Cross-posted at Now Public, the Francis L. Holland Blog, and Public Option Health Care Now.
It's absurd to argue whether the US should have a public option health insurance or not. The real question is whether the for-profit insurance companies should have a captive audience or not.
The US already has public options for many people, but on a smaller scale than is necessary through the Community Health Service and the Veterans Administration Hospitals. I think the Government should rename the VA "The Veterans and Patriots Hospitals", make the hospitals available to all Americans - not just veterans.
To meet the increased need for services, the Government should purchase underfunded hospitals that have been closing in inner cities and rural areas, reopening them to serve anyone and everyone who presents with a health need.
Is this "big Government". No, it's "sufficient public health care" for a nation with a population of three hundred million people and growing. Anything and everything designed to meet the needs of a third of a billion people will inherently be big and to pretend otherwise is quaintly foolish and silly. New York City has 39,000 police officers and 11,000 firefighters, but I don't hear anyone complaining about "big government police and fire services," except those who would prefer that their houses burn down.
The deparments are big because they serve a city with over eight million residents. I would certainly hope that if Republicans ranted against the big police and fire departments of New York then residents would ask these politicians if THEY would like to put ouf the fires and make the arrests themselves.

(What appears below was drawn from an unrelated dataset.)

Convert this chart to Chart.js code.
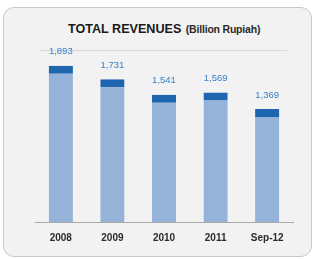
<!DOCTYPE html>
<html>
<head>
<meta charset="utf-8">
<script src="https://cdn.jsdelivr.net/npm/chart.js@4"></script>
<style>
  html, body { margin: 0; padding: 0; background: #fff; }
  #wrap { position: relative; width: 315px; height: 259px; overflow: hidden; }
  #panel {
    position: absolute; left: 3px; top: 7px; width: 307px; height: 248px;
    border: 1px solid #c9c9c9; border-radius: 11px; background: #f2f2f2;
  }
  #title {
    position: absolute; left: 68px; top: 21px; white-space: nowrap;
    font-family: "Liberation Sans", Arial, sans-serif; color: #1a1a1a; line-height: 14px;
  }
  #title b { font-size: 12.6px; }
  #title span { font-size: 10.5px; font-weight: bold; letter-spacing: -0.2px; color: #2a2a2a; }
  #rule { position: absolute; left: 40px; top: 50px; width: 247px; height: 1px; background: #d9d9d9; }
  canvas { position: absolute; left: 0; top: 0; }
</style>
</head>
<body>
<div id="wrap">
  <div id="panel"></div>
  <div id="title"><b>TOTAL REVENUES</b> <span>(Billion Rupiah)</span></div>
  <div id="rule"></div>
  <canvas id="chart" width="315" height="259"></canvas>
</div>
<script>
const categories = ['2008', '2009', '2010', '2011', 'Sep-12'];
const revenues = [1893, 1731, 1541, 1569, 1369];

// draws the value above each bar
const valueLabels = {
    id: 'valueLabels',
    afterDatasetsDraw(chart) {
        const ctx = chart.ctx;
        const meta = chart.getDatasetMeta(0);
        ctx.save();
        ctx.font = '9.5px "Liberation Sans", Arial, sans-serif';
        ctx.fillStyle = '#3a80c5';
        ctx.textAlign = 'center';
        ctx.textBaseline = 'middle';
        meta.data.forEach((bar, i) => {
            ctx.fillText(revenues[i].toLocaleString('en-US'), bar.x, bar.y - 14);
        });
        ctx.restore();
    }
};

new Chart(document.getElementById('chart'), {
    type: 'bar',
    data: {
        labels: categories,
        datasets: [{
            data: revenues,
            backgroundColor: '#95b2d9',
            borderColor: '#1f66b0',
            borderWidth: { top: 8, left: 0, right: 0, bottom: 0 },
            borderSkipped: false,
            categoryPercentage: 1,
            barPercentage: 0.47
        }]
    },
    options: {
        responsive: false,
        animation: false,
        events: [],
        layout: { padding: { left: 35, right: 22, top: 57, bottom: 5 } },
        plugins: { legend: { display: false }, tooltip: { enabled: false } },
        scales: {
            x: {
                grid: { display: false, drawTicks: false },
                border: { display: true, color: '#a8a8a8' },
                ticks: {
                    padding: 10,
                    color: '#2b2b2b',
                    font: { family: '"Liberation Sans", Arial, sans-serif', size: 10, weight: 'bold' }
                }
            },
            y: { display: false, min: 0, max: 2000 }
        }
    },
    plugins: [valueLabels]
});
</script>
</body>
</html>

If we want extra around-the-clock security, then we each can buy that. But, we all have a right to police and fire protection without paying a separate premium for each of these services, and now what we need is a right to health care as well. Lord help us if the first person we talk to when we call the police or fire department is an insurance adjuster who wants to know if we're covered or not.
So much money and bureaucracy would be saved by making health care a right and making its provision a collective national duty, as it is in Brazil. It would be less expensive if only because the Government wouldn't need hordes of bureaucrats for means testing and other hordes to collect individual premiums.

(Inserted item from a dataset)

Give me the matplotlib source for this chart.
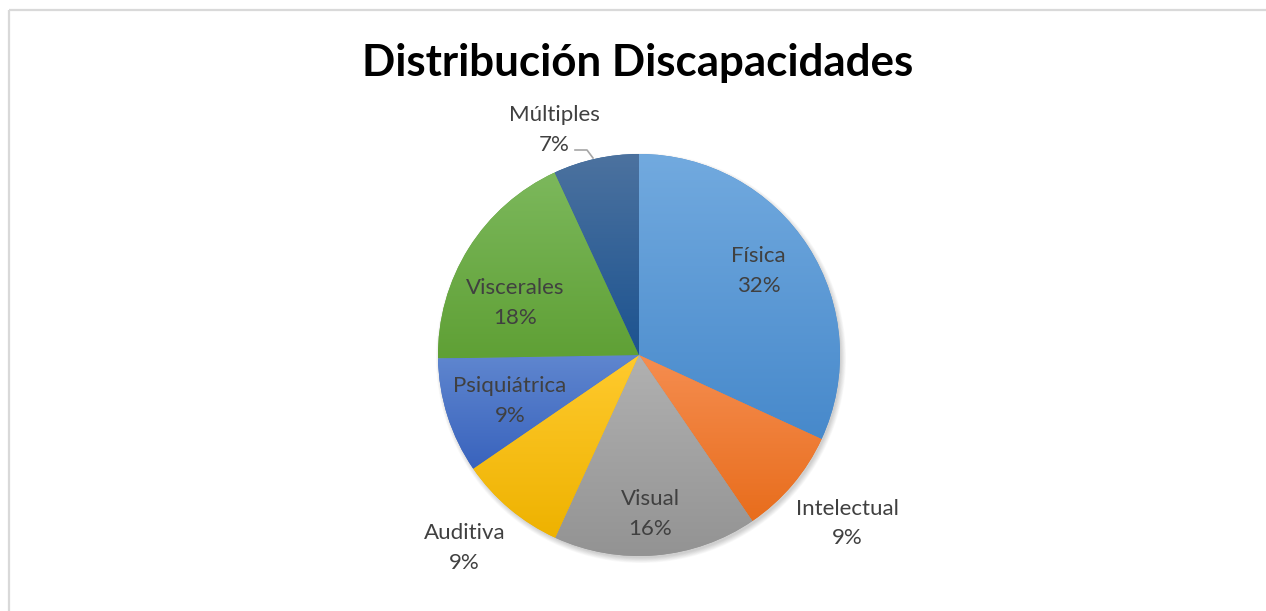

I'm frankly disgusted to hear politicians wanting to "mandate" that individuals buy insurance, as if individuals don't want to be insured. That's like mandating that people individually purchase access to police and fire deparments. Is there anyone who doesn't want the police and firefighters to come when their called? What individuals don't want is to have to go out and each pay bribe to police officers and firefighters in order to access these services. They don't want to pay individual premiums that they know they can't afford.
Meanwhile, police and firefighters don't want or need the responsibility for "point of service" fee collection. A system like that would prevent these public employees from doing the jobs that they're paid to do.
Individual mandates are absurd. If individuals refuse to assume five hundred dollar per month payments, what is the Government going to do? Send the insurance police out to get them? Oh, that will be VERY popular! If they don't have insurance, one very reasonable explanation is that they simply cannot afford it. Ridiculous discussions of tax breaks for individuals are like tax breaks so that people can pay for fire and police protection. Just the collection of such taxes would double the cost of the service provided.
Insurance companies would LOVE such a mandate, particularly without a public option, because then insurance companies could jack up their rates even more, with all of America unable to leave the used car lot without buying one of the crummy used cars.
We already have a way to get money from people for health insurance based on their ability to pay. It's called the IRS. Because we already have the IRS to collect taxes based on ability to pay, we have no need to create an entirely new bureaucracy for determining and collecting individual health premiums. And our society does not need the transaction costs involved in each of three hundred million Americans selecting insurance from among dozens of incoherent and incomprehensible "options". What people need is the assurance that their health needs will be met regardless of what they are, with no deductibles, co-pays, or yearly limits.
I'm so glad to hear Charles Rangel, Chairman of the House Ways and Means Committee finally coming to his senses and discovering that we mut pay for health insurance for all by taxing the rich as we did before the series of Reagan/Bush tax cuts. That was always the obvious solution.
We may all remember when, shortly after the election last year, Obamacrats announced they would not increase taxes on the rich now and would wait for absurdly generous tax breaks to expire in 2011. With this pronouncement, Obama put himself unneccessarily in a box early on - a box wherein the money for national health care could only be found by new taxes on the working poor and the middle class.
Health insurance became unworkable on that day and only now is being revived with the realization that people who have gotten rich in America must help to pay for the health care of those who have not. That's the way it works in Brazil. If that were not the case, then Brazilians would not all have the assurance that they can go to a doctor, hospital and pharmacy as the need arises.